Department of Justice Recovers Millions in Criminal Proceeds Via a First Time Forfeited Asset Sharing by Guernsey Officials
United States prosecutors and investigators are recovering more than $14 million linked to two U.S. criminal cases, in which the money was laundered via Guernsey, thanks to a first-time ever sharing of forfeited assets by Guernsey officials. Guernsey is a significant offshore financial center located in the English Channel near the coast of France.
“The United States and Guernsey have a valued and close law enforcement relationship, and this first-ever asset sharing from Guernsey to the United States is the latest outward sign of our strong ties,” said John P. Cronan, Acting Assistant Attorney General for the Department of Justice’s Criminal Division. “Today’s announcement sends a strong message that the Department of Justice and our counterparts in Guernsey will not rest until defendants are brought to justice and denied the illicit proceeds of their crimes.”
Guernsey Attorney General Megan M.E. Pullum, Q.C., and Guernsey Solicitor General Robert M. Titterington, Q.C., announced their commitment to transfer the funds to the United States under a bilateral asset sharing agreement that entered into force between Guernsey and the United States in February 2015. Their announcement came during a meeting with U.S. officials at the Department of Justice’s headquarters today.
The $14.3 million to be shared from Guernsey represents one half of the net proceeds recovered in that jurisdiction that stem from the two U.S. criminal cases, which are discussed below. Guernsey will retain an equal amount.
Most of the funds being transferred from Guernsey – more than $12.77 million – stem from Guernsey’s cooperation in connection with the prosecution of defendant Raymond Bitar and his associates by the United States Attorney for the Southern District of New York. In April 2013, Bitar pleaded guilty to unlawful internet gambling and conspiracy to commit bank fraud and wire fraud. He admitted to defrauding customers of his Full Tilt Poker operation by lying to them about the security of their funds held by Full Tilt Poker, and by falsely promising players that their funds would be protected in segregated accounts. Instead, Bitar and his accomplices used players’ funds for whatever purposes that Bitar directed, including to pay him and others millions of dollars and to cover the operating expenses of Full Tilt Poker. Ultimately, Full Tilt collapsed and was unable to pay players approximately $350 million that it owed to them. In connection with his plea and sentencing, Bitar agreed to forfeit $40 million dollars in money and other property derived from his offenses, including the funds he maintained in Guernsey.
The United States Marshals Service expended significant work on the post-conviction tracing, recovery, and liquidation of the criminal assets of Bitar and his associates, both domestically and internationally. Between November 2012 and June 2015, the Justice Department’s Office of International Affairs sent a series of three Mutual Legal Assistance requests to the Guernsey authorities seeking their assistance with the tracing, restraint, forfeiture and recovery of the proceeds that had been laundered to Guernsey.
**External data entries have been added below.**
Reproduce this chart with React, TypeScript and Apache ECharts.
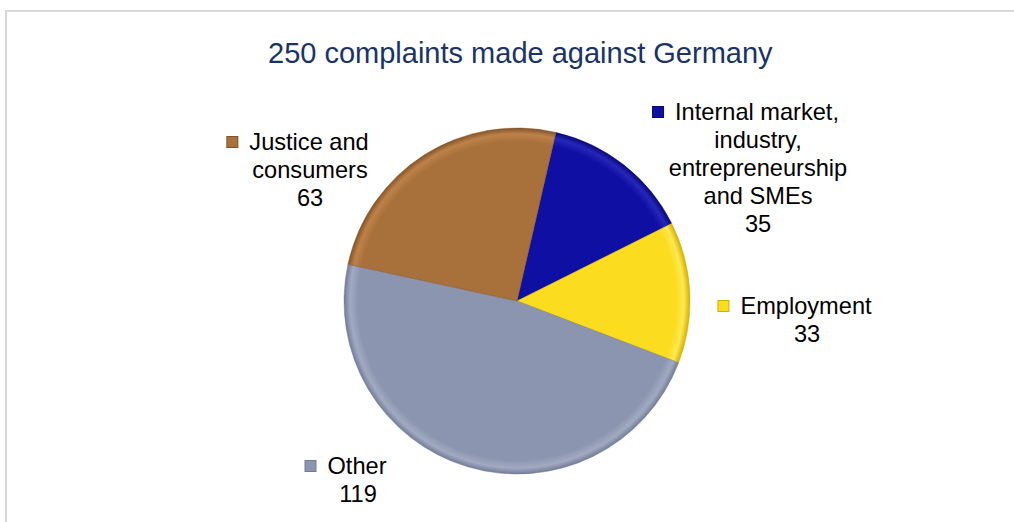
import React, { useEffect, useRef } from "react";
import * as echarts from "echarts";

const titleText = "250 complaints made against Germany";
const categories = [
  "Internal market,\nindustry,\nentrepreneurship\nand SMEs",
  "Employment",
  "Other",
  "Justice and\nconsumers",
];
const values = [35, 33, 119, 63];
const baseColors = ["#0f0fa3", "#fbdc1f", "#8c95b0", "#a8703b"];
const rimColors = ["#2626bb", "#ffe852", "#a2aac2", "#bd8249"];
const edgeColors = ["#08087a", "#d2b000", "#737c97", "#845429"];
// label block centres (layout only)
const labelPos = [
  [758, 168],
  [807, 320],
  [358, 480],
  [310, 170],
];

const FONT = "'Liberation Sans', Arial, sans-serif";

export default function App() {
  const ref = useRef<HTMLDivElement>(null);
  useEffect(() => {
    if (!ref.current) return;
    const chart = echarts.init(ref.current, undefined, { renderer: "svg" });
    const cx = 517;
    const cy = 301;
    const r = 173;
    const data = values.map((v, i) => ({
      value: v,
      name: categories[i],
      itemStyle: {
        color: {
          type: "radial",
          x: cx,
          y: cy,
          r: r,
          global: true,
          colorStops: [
            { offset: 0, color: baseColors[i] },
            { offset: 0.92, color: baseColors[i] },
            { offset: 0.965, color: rimColors[i] },
            { offset: 1, color: edgeColors[i] },
          ],
        },
        borderColor: edgeColors[i],
        borderWidth: 0.5,
      },
      label: {
        rich: {
          m: {
            width: 10,
            height: 10,
            backgroundColor: baseColors[i],
            borderColor: edgeColors[i],
            borderWidth: 1,
          },
          g: { width: 12 },
          sp: { width: 24 },
          t: { fontSize: 23.6, lineHeight: 28, color: "#000", fontFamily: FONT },
        },
      },
    }));
    chart.setOption({
      animation: false,
      title: {
        text: titleText,
        left: 263,
        top: 33,
        textStyle: {
          fontSize: 29,
          fontWeight: "normal",
          color: "#1a3366",
          fontFamily: FONT,
        },
      },
      graphic: [
        {
          type: "rect",
          shape: { x: 6, y: 11, width: 1030, height: 540 },
          style: { fill: "none", stroke: "#d9d9d9", lineWidth: 2 },
          silent: true,
        },
      ],
      series: [
        {
          type: "pie",
          center: [cx, cy],
          radius: r,
          startAngle: 77,
          clockwise: true,
          data: data,
          labelLine: { show: false },
          label: {
            show: true,
            position: "outside",
            fontSize: 23.6,
            lineHeight: 28,
            color: "#000",
            fontFamily: FONT,
            formatter: (p: any) => {
              const lines = String(p.name).split("\n");
              const out = lines.map((ln, k) =>
                k === 0 ? `{m|}{g|}{t|${ln}}{sp|}` : `{t|${ln}}`
              );
              out.push(`{t|${p.value}}`);
              return out.join("\n");
            },
          },
          labelLayout: (p: any) => {
            const pos = labelPos[p.dataIndex];
            return { x: pos[0], y: pos[1], align: "center", verticalAlign: "middle" };
          },
        },
      ],
    });
    return () => chart.dispose();
  }, []);
  return (
    <div
      ref={ref}
      style={{ position: "absolute", left: 0, top: 0, width: 1014, height: 522, background: "#fff" }}
    />
  );
}
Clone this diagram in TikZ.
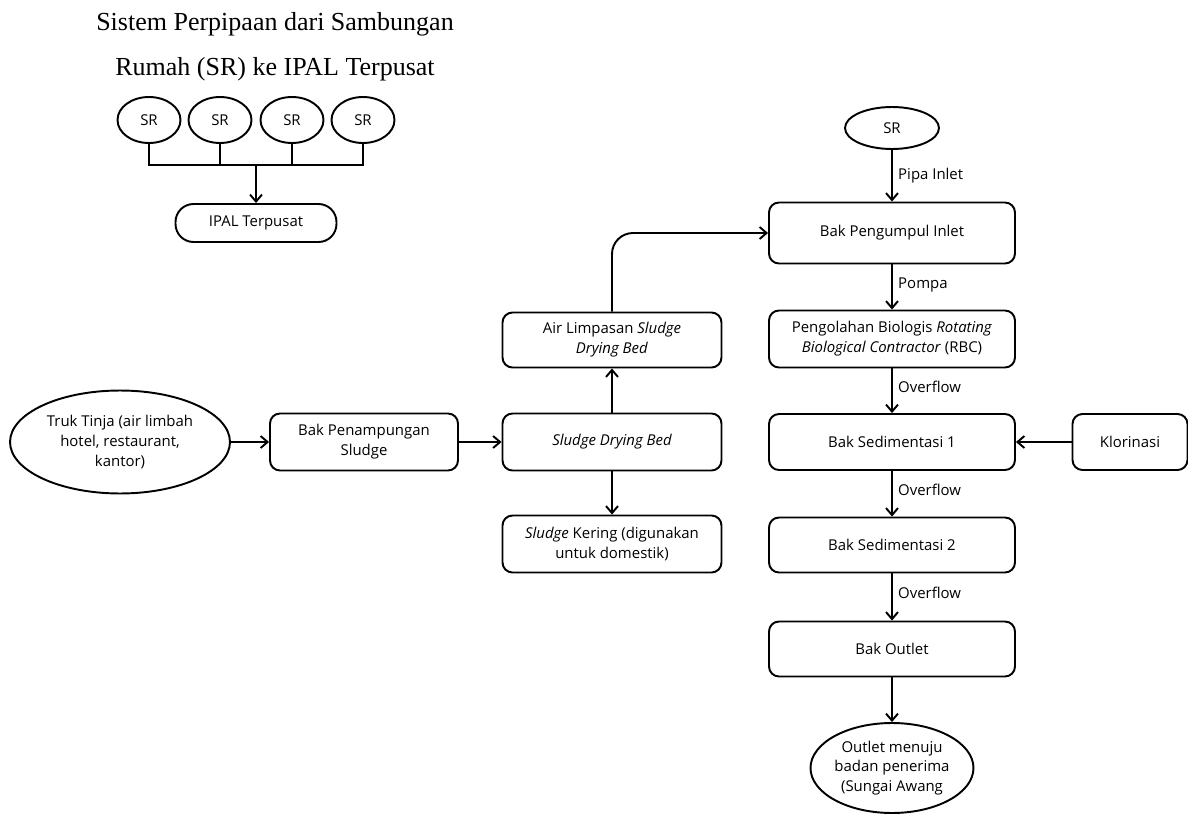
\documentclass[tikz,border=0pt]{standalone}
\usepackage{fontspec}
\setmainfont{Open Sans}
\newfontfamily\judulfont{Liberation Serif}
\usepackage{tikz}
\usetikzlibrary{positioning,arrows.meta,shapes.geometric}
\tikzset{
  box/.style={draw,line width=1.1pt,rounded corners=0.2cm,minimum width=4.92cm,minimum height=1.12cm,
              align=center,inner sep=2pt,font=\fontsize{8.5}{11.3}\selectfont},
  oval/.style={draw,ellipse,line width=1.1pt,inner sep=0pt,align=center,font=\fontsize{8.5}{11.3}\selectfont},
  pipe/.style={line width=1.1pt},
  flow/.style={line width=1.1pt,-{Straight Barb[length=1.4mm,width=2.4mm]}},
  lab/.style={font=\fontsize{8.5}{11.3}\selectfont,right,inner sep=3pt},
  judul/.style={align=center,font=\judulfont\fontsize{14.8}{25.5}\selectfont}
}
\begin{document}
\begin{tikzpicture}[x=0.02cm,y=-0.02cm]
    \useasboundingbox (0,0) rectangle (1188,815);
    % judul dan sistem SR
    \node[judul] (judul) at (275,47) {Sistem Perpipaan dari Sambungan\\Rumah (SR) ke IPAL Terpusat};
    \node[oval,minimum width=1.26cm,minimum height=0.92cm] (sr1) at (149,120) {SR};
    \node[oval,minimum width=1.26cm,minimum height=0.92cm] (sr2) at (220,120) {SR};
    \node[oval,minimum width=1.26cm,minimum height=0.92cm] (sr3) at (292,120) {SR};
    \node[oval,minimum width=1.26cm,minimum height=0.92cm] (sr4) at (363,120) {SR};
    \node[box,minimum width=3.22cm,minimum height=0.76cm,rounded corners=0.36cm] (ipal) at (256,223) {IPAL Terpusat};
    \coordinate (bus) at (256,165);
    \draw[pipe] (sr1.south) |- (bus) -| (sr4.south);
    \draw[pipe] (sr2.south) -- (sr2.south |- bus);
    \draw[pipe] (sr3.south) -- (sr3.south |- bus);
    \draw[flow] (bus) -- (ipal.north);
    % jalur lumpur
    \node[oval,minimum width=4.4cm,minimum height=2.06cm] (truk) at (120,442) {Truk Tinja (air limbah\\hotel, restaurant,\\kantor)};
    \node[box,minimum width=3.76cm,minimum height=1.14cm] (tampung) at (364,442) {Bak Penampungan\\Sludge};
    \node[box,minimum width=4.38cm,minimum height=1.14cm] (sdb) at (612,442) {\itshape Sludge Drying Bed};
    \node[box,minimum width=4.38cm,minimum height=1.14cm] (kering) at (612,544) {\textit{Sludge} Kering (digunakan\\untuk domestik)};
    \node[box,minimum width=4.38cm,minimum height=1.1cm] (limpas) at (612,340) {Air Limpasan \textit{Sludge}\\\textit{Drying Bed}};
    \draw[flow] (truk.east) -- (tampung.west);
    \draw[flow] (tampung.east) -- (sdb.west);
    \draw[flow] (sdb.south) -- (kering.north);
    \draw[flow] (sdb.north) -- (limpas.south);
    % jalur air limbah
    \node[oval,minimum width=1.88cm,minimum height=0.84cm] (srR) at (892,128) {SR};
    \node[box,minimum height=1.22cm] (inlet) at (892,233) {Bak Pengumpul Inlet};
    \node[box,minimum height=1.14cm] (rbc) at (892,339) {Pengolahan Biologis \textit{Rotating}\\\textit{Biological Contractor} (RBC)};
    \node[box] (sed1) at (892,442) {Bak Sedimentasi 1};
    \node[box,minimum width=2.3cm] (klor) at (1130,442) {Klorinasi};
    \node[box,minimum height=1.1cm] (sed2) at (892,545) {Bak Sedimentasi 2};
    \node[box,minimum height=1.1cm] (outlet) at (892,649) {Bak Outlet};
    \node[oval,minimum width=3.26cm,minimum height=1.8cm] (sungai) at (892,768) {Outlet menuju\\badan penerima\\(Sungai Awang};
    \draw[flow,rounded corners=0.42cm] (limpas.north) |- (inlet.west);
    \draw[flow] (srR.south) -- (inlet.north) node[lab,pos=0.5] {Pipa Inlet};
    \draw[flow] (inlet.south) -- (rbc.north) node[lab,pos=0.45] {Pompa};
    \draw[flow] (rbc.south) -- (sed1.north) node[lab,pos=0.42] {Overflow};
    \draw[flow] (klor.west) -- (sed1.east);
    \draw[flow] (sed1.south) -- (sed2.north) node[lab,pos=0.42] {Overflow};
    \draw[flow] (sed2.south) -- (outlet.north) node[lab,pos=0.42] {Overflow};
    \draw[flow] (outlet.south) -- (sungai.north);
\end{tikzpicture}
\end{document}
In response to those requests, the Guernsey authorities used domestic proceedings to block the Bitar accounts, provided bank records that facilitated the U.S. investigation and forfeiture, and ultimately gave effect to the final U.S. judgment of forfeiture and liquidated the accounts.
The remaining funds to be shared by Guernsey – more than $1.56 million – stemmed from the prosecution of defendant Paul Hindelang and his associates by the United States Attorney for the Southern District of Florida. Hindelang was large-scale importer of Colombian marijuana into the United States during the 1970s and 1980s. Similar to the Bitar case, Guernsey’s assistance in connection with the Hindelang case ultimately included the registration and enforcement of a U.S. judgment of forfeiture against assets that were laundered to Guernsey and the liquidation of those assets.
This is the second time assets have been shared pursuant to a 2015 asset sharing agreement between the United States and Guernsey. In 2016, the Department of the Treasury shared more than $2 million with Guernsey in 2016. Guernsey has long been a reliable partner with the United States in the areas of anti-money laundering and forfeiture cooperation.
Representatives from the United States Marshals Service, Homeland Security Investigations, and the Office of International Affairs, who provided substantial assistance in this matter, also were on hand for the asset sharing announcement.